◆ Task prompt:
Take the lines from the one bearing "Convert this chart to Altair code." to the one bearing "60000, 80000, 100000]", inclusive, and reproduce them exactly; include no other line.

◆ Input records:
-- Start --
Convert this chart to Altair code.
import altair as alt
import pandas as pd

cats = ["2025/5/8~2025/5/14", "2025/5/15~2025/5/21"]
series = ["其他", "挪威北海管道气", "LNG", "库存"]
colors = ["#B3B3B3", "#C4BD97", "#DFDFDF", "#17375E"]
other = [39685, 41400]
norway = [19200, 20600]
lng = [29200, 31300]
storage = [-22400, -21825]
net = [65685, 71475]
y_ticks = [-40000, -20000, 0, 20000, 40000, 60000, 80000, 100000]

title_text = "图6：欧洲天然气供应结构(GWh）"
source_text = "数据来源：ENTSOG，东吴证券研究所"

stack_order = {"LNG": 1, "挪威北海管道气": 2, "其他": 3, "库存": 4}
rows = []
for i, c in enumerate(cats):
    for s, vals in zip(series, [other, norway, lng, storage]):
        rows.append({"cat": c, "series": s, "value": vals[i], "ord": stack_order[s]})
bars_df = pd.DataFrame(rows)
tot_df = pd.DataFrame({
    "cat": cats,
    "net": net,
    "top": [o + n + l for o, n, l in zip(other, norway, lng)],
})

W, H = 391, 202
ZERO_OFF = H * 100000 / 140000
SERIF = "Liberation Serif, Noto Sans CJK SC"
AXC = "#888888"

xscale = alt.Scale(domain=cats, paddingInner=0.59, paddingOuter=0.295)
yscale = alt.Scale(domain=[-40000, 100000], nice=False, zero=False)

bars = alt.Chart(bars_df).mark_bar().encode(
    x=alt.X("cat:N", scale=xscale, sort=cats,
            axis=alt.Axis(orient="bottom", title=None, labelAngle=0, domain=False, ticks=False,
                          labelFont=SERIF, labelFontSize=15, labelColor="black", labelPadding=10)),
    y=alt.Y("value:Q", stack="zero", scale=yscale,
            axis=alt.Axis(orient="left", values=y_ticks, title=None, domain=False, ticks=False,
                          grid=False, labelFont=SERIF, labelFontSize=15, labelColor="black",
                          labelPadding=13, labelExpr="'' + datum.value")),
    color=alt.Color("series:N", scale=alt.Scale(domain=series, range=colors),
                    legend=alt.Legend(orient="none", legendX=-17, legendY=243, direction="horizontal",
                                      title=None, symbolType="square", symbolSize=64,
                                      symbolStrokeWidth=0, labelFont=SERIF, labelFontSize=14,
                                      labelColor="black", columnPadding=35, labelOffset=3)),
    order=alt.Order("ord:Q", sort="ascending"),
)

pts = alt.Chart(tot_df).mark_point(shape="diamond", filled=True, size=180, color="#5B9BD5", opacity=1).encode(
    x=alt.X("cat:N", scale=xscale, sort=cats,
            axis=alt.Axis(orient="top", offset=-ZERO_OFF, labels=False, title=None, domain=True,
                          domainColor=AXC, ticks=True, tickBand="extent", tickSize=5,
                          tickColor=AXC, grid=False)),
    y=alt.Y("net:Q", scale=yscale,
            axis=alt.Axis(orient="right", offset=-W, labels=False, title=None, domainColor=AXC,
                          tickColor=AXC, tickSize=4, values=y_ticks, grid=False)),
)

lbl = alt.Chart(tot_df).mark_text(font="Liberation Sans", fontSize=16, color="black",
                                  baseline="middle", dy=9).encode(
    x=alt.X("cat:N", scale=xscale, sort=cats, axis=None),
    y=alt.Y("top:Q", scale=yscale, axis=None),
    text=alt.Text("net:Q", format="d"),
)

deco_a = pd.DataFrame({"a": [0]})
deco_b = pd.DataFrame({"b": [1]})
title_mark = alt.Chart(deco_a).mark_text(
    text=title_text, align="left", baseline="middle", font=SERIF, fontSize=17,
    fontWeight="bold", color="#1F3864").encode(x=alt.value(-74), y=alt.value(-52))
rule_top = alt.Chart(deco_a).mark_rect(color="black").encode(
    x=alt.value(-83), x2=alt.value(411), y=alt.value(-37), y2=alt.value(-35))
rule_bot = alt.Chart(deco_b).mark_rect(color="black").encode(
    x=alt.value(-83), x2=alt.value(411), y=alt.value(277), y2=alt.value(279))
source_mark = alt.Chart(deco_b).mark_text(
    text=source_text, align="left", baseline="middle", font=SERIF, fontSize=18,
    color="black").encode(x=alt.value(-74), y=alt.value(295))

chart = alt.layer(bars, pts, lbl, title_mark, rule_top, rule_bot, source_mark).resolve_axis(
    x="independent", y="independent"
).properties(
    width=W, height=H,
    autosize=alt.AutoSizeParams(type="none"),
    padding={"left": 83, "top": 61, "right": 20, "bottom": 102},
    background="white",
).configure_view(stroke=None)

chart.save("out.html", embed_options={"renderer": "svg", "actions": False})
-- End --
-- Start --
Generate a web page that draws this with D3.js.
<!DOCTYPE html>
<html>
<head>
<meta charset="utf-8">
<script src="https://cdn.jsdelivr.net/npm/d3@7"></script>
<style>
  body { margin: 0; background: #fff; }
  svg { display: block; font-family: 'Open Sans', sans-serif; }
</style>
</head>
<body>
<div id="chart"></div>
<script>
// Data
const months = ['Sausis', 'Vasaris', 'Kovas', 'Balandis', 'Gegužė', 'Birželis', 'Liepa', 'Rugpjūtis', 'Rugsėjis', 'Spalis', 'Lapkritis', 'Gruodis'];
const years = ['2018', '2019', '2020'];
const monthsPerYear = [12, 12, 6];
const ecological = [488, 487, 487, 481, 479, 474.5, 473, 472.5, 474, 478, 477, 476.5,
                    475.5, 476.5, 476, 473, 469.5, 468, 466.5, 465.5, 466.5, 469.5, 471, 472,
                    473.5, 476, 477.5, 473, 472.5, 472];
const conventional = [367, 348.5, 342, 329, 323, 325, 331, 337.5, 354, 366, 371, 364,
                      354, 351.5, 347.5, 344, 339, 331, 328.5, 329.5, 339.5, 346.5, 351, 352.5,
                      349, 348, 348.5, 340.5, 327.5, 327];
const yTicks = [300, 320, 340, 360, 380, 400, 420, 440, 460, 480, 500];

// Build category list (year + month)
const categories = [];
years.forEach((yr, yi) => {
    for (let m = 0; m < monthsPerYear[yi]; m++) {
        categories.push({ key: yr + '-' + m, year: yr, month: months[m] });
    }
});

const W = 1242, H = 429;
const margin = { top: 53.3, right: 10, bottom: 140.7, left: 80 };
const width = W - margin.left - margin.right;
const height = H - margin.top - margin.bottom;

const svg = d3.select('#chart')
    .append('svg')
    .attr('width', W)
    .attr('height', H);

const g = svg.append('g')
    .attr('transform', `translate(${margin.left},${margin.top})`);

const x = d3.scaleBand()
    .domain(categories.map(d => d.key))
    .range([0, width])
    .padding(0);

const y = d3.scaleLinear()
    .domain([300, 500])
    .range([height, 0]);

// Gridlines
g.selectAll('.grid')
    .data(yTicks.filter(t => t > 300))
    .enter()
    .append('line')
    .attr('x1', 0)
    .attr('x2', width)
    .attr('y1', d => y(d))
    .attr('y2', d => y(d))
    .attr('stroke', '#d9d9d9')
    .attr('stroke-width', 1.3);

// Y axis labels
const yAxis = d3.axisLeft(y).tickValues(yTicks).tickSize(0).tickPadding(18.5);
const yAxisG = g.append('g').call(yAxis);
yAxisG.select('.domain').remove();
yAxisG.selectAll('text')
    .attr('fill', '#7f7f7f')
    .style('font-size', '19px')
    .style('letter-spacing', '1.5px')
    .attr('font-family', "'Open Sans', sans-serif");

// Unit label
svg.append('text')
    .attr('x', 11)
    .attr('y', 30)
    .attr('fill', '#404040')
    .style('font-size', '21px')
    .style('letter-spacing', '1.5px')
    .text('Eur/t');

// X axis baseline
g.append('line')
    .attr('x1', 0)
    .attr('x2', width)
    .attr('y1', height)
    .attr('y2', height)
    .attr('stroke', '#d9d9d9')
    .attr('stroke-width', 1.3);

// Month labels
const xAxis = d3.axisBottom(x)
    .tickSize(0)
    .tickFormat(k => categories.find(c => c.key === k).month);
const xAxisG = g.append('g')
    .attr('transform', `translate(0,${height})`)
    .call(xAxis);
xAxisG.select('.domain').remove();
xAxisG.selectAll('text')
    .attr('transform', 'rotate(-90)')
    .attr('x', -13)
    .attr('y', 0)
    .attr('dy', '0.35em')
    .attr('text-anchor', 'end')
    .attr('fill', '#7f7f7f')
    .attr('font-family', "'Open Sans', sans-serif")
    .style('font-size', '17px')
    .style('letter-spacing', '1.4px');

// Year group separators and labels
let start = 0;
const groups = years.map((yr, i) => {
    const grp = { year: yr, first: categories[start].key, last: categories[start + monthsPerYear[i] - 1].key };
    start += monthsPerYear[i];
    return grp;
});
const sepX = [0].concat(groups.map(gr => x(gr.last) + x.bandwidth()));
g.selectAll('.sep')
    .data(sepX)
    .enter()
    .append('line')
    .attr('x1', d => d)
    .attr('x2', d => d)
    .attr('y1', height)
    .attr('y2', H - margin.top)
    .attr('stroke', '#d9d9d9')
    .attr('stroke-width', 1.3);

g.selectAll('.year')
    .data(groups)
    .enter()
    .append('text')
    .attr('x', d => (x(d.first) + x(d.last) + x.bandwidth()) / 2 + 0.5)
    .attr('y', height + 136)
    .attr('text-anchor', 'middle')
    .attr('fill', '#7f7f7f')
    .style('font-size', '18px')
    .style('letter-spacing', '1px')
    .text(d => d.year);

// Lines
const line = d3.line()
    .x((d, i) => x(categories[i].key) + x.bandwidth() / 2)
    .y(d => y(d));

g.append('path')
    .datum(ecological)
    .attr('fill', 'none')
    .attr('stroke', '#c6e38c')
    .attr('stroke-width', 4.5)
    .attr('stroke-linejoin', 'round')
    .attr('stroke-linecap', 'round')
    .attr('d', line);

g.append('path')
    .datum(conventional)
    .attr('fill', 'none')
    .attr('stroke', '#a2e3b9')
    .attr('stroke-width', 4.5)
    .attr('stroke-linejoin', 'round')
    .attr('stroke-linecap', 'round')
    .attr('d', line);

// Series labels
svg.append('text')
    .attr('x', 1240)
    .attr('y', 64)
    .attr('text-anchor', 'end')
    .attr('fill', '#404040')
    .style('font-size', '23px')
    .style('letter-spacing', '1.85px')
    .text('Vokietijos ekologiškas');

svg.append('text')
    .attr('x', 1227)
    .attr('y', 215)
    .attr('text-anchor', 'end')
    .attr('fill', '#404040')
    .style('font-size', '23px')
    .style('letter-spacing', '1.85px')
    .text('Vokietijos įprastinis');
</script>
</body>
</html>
-- End --
◆ Exercise output:
Convert this chart to Altair code.
import altair as alt
import pandas as pd

cats = ["2025/5/8~2025/5/14", "2025/5/15~2025/5/21"]
series = ["其他", "挪威北海管道气", "LNG", "库存"]
colors = ["#B3B3B3", "#C4BD97", "#DFDFDF", "#17375E"]
other = [39685, 41400]
norway = [19200, 20600]
lng = [29200, 31300]
storage = [-22400, -21825]
net = [65685, 71475]
y_ticks = [-40000, -20000, 0, 20000, 40000, 60000, 80000, 100000]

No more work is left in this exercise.